A esa manera de entender la realidad de la vida social alrededor de esos estilos de relación que dan lugar a la comunidad, de los acontecimientos que la definen y de las consecuencias que los acompañan contribuyó de manera decisiva la corriente neokantiana liderada por destacados pensadores alemanes de la segunda mitad del siglo XIX entre los que se encuentra uno de los fundadores de la psicología (Wilhelm Wundt), copartícipes todos ellos de la existencia de una psique colectiva (“Volksgeist”) de la que se nutren las psiques individuales. El argumento que preside estos primeros pasos del enfoque psicosocial se deja definir en unos términos necesarios de recordar y fáciles de retener: entre las ciencias del espíritu se hace necesario que, junto a una psicología individual, se pongan las bases de una psicología que se ocupe de las ideas, representaciones, actitudes y actividades que comparten aquellas personas que forman parte de una misma comunidadgrupo, pueblo o nación y que son fruto del “intercambio psíquico” entre ellas, como son, por ejemplo, la práctica totalidad de los contenidos de lo que hoy hemos dado en llamar cognición social. Ya en 1834, John Friedrich Herbart dio un paso decisivo a partir de las dos siguientes premisas: a) la persona aisladamente considerada es pura abstracción, una mera entelequia; en tanto que entidad psicológica, la persona solo adquiere existencia real dentro de una comunidad, de un grupo, de una sociedad en la que se encuentra en permanente contacto interactivo. Fuera de este marco le faltaría la humanidad, sentencia Herbart; b) ello hace necesaria una psicología de las relaciones entre los individuos, de los principios y postulados que las guían y de los productos a que dan lugar.

En 1871, el austríaco Gustav Adolph Lindner da un paso más: esa manera de acercarse al conjunto de hechos procedentes del intercambio entre las personas, del que emana la vida psíquica de la sociedad, debe responder al nombre de psicología social. Hay fenómenos colectivos fruto del contacto, la unión, la asociación (por ejemplo, Durkheim, 1987, pp. 115 y ss.) que dejan una profunda huella en las psiques individuales: el lenguaje, los ritos, las costumbres y tradiciones culturales, los mitos y la religión son, decían entonces, manifestaciones del alma colectiva. Hoy venimos a decir lo mismo con otras palabras: normas, representaciones sociales, creencias grupales, sesgos y emociones intergrupales, actitudes, esquemas categoriales, etc., forman parte de los contenidos de nuestra mente.

A comienzos del siglo XX, los acontecimientos psíquicos colectivos de amplio espectro (el alma colectiva) dejan paso al interés por fenómenos psíquicos grupales (group mind).

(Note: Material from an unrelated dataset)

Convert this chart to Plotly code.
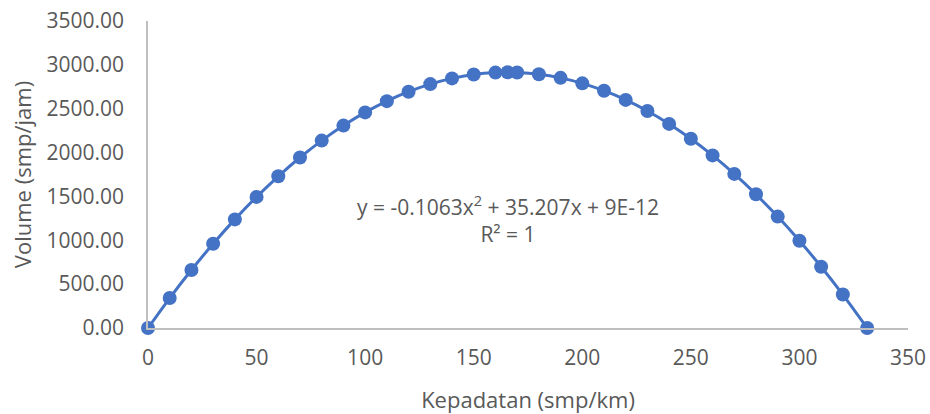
import plotly.graph_objects as go

kepadatan = [0, 10, 20, 30, 40, 50, 60, 70, 80, 90, 100, 110, 120, 130, 140, 150,
             160, 165.6, 170, 180, 190, 200, 210, 220, 230, 240, 250, 260, 270, 280,
             290, 300, 310, 320, 331.2]
volume = [0, 341.4, 661.6, 960.5, 1238.2, 1494.6, 1729.7, 1943.6, 2136.2, 2307.6,
          2457.7, 2586.5, 2694.1, 2780.4, 2845.5, 2889.3, 2911.8, 2915.2, 2913.1,
          2893.1, 2851.9, 2789.4, 2705.6, 2600.6, 2474.3, 2326.8, 2158.0, 1967.9,
          1756.6, 1524.0, 1270.2, 995.1, 698.7, 381.1, 0]

x_ticks = [0, 50, 100, 150, 200, 250, 300, 350]
y_ticks = [0, 500, 1000, 1500, 2000, 2500, 3000, 3500]
y_tick_labels = [f"{v:.2f}" for v in y_ticks]

blue = "#4472C4"
gray_text = "#595959"
font_family = "Open Sans"

fig = go.Figure()
fig.add_trace(go.Scatter(
    x=kepadatan, y=volume, mode="lines+markers",
    line=dict(color=blue, width=3, shape="spline", smoothing=0.6),
    marker=dict(color=blue, size=14),
    showlegend=False, cliponaxis=False,
))

fig.add_annotation(
    x=166, y=1243, xref="x", yref="y",
    text="y = -0.1063x<sup>2</sup> + 35.207x + 9E-12<br>R² = 1",
    showarrow=False, align="center",
    font=dict(family=font_family, size=21, color=gray_text),
)

fig.update_layout(
    width=930, height=414,
    margin=dict(l=148, r=22, t=21, b=86),
    paper_bgcolor="white", plot_bgcolor="white",
    font=dict(family=font_family, size=21, color=gray_text),
    xaxis=dict(
        range=[0, 350], tickvals=x_ticks, ticktext=[str(v) for v in x_ticks],
        showgrid=False, zeroline=False, showline=True, linecolor="#BFBFBF",
        linewidth=1.5, ticks="", ticklen=0, automargin=False,
        ticklabelstandoff=10, ticklabeloverflow="allow",
        title=dict(text="Kepadatan (smp/km)", standoff=23,
                   font=dict(size=22, color=gray_text)),
        tickfont=dict(size=21, color=gray_text),
    ),
    yaxis=dict(
        range=[0, 3500], tickvals=y_ticks, ticktext=y_tick_labels,
        showgrid=False, zeroline=False, showline=True, linecolor="#BFBFBF",
        linewidth=1.5, ticks="", ticklen=0, automargin=False,
        ticklabelstandoff=18, ticklabeloverflow="allow",
        title=dict(text="Volume (smp/jam)", standoff=9,
                   font=dict(size=22, color=gray_text)),
        tickfont=dict(size=21, color=gray_text),
    ),
)

fig.write_html(
    "out.html",
    config={"displayModeBar": False},
    post_script="document.body.style.margin='0';document.body.style.overflow='hidden';",
)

Estos definirán el quehacer psicosocial de los tres teóricos de referencia de aquella época (Charles Ellwood, Edward A. Ross y William McDougall): la vida psíquica de los grupos es fruto de la interacción y de la acción conjunta entre sus miembros, de las actitudes mentales de unos respecto a otros. Cuando estas persisten, instituyen el orden y la estructura grupal y tipifican la acción recíproca convirtiéndola en hábito, en uniformidades resistentes al cambio, esas que hoy en día están en el centro de muchos programas de intervención social a fin de poner freno o prevenir los delitos de odio, por ejemplo.